La publicación posterior de su sonada entrevista en el semanario bonaerense Primera Plana provocó un verdadero cisma tanto entre los intelectuales europeos como entre los iberoamericanos. Las vicisitudes de la revista Libre y del "Proceso Padilla" agravaron aún estas divergencias y suscitaron la condena -verdadero anatema- del líder cubano contra quienes tomamos posición en favor de la libertad de expresión. En su modesto refugio londinense, Cabrera Infante se enfrentó con serenidad a las campañas de odio y desprestigio que le acosaron hasta su muerte. La mano larga del régimen caudillista y de sus servidores voluntarios le seguía adonde quiera que fuese. Cuando la traducción francesa de Tres tristes tigres obtuvo el premio a la mejor novela extranjera, la organizadora de la recepción en su honor en un hotel próximo a la editorial Gallimard se las ingenió para enviar con retraso las invitaciones, con el resultado de que los asistentes al acto fueran solamente ella, Guillermo, Severo Sarduy y yo. ¡Un sabotaje digno de aquella discípula ferviente de Maquiavelo sobre quien algún día escribiré unas páginas!

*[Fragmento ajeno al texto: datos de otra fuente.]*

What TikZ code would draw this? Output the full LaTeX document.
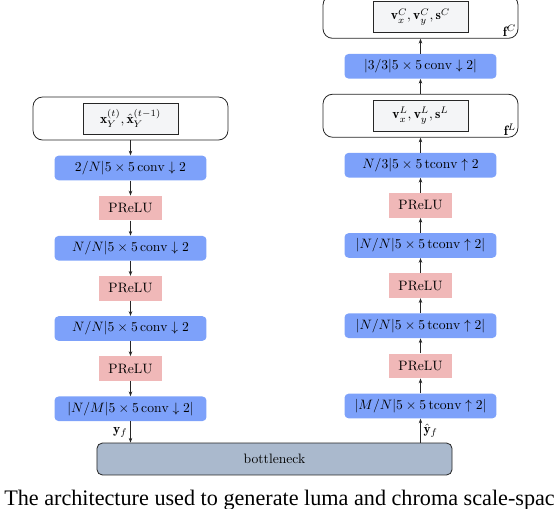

Cabrera Infante asumió la dureza de su exilio con una mezcla ejemplar de humor y de rigor ético. El humor y el fino oído literario de esa espléndida "galería de voces" que es Tres tristes tigres -una de las mejores novelas del siglo XX escritas en nuestra lengua- se prolongó en libros tan deliciosos como La Habana para un infante difunto y Delito por bailar el cha-cha-chá, que completan su visión personal de la capital cubana antes de ser sumergida por el torbellino purificador de la Revolución. La lucidez y el compromiso insobornable con su país vertebran Mea Cuba -pienso en el ensayo sobre "el prisionero político desconocido" que debería ser traducido a todas las lenguas del mundo por Aministía Internacional- y sus reflexiones sobre el desamparo cruel del exilio, una constante en la historia de Cuba como en la de España, que circulan a lo largo de la obra. Muchos de quienes se movilizaron en favor de las víctimas de las dictaduras de espadones en el Cono Sur y Centroamérica no elevaron la voz para defender a escritores tan íntegros como él, Calvert Casey o Reinaldo Arenas, en un lamentable ejercicio de doble rasero moral que mantiene hasta hoy su deshonrosa vigencia.

El agregado cultural de la Embajada de España en La Habana me comunicó a fines de la pasada década que un sondeo entre quienes frecuentaban el Centro Cultural de la misma mostraba un deseo de escuchar una charla o conferencia mías. Le dije que las daría con mucho gusto, pero con una condición: de que versaran sobre Guillermo. El diplomático rompió a reír: "Esto es pedir la Luna". Pues bien, yo sigo pidiendo la Luna, a fin de poder hablar un día del autor de Tres tristes tigres en esa Habana que tanto amó y que supo retratar como nadie.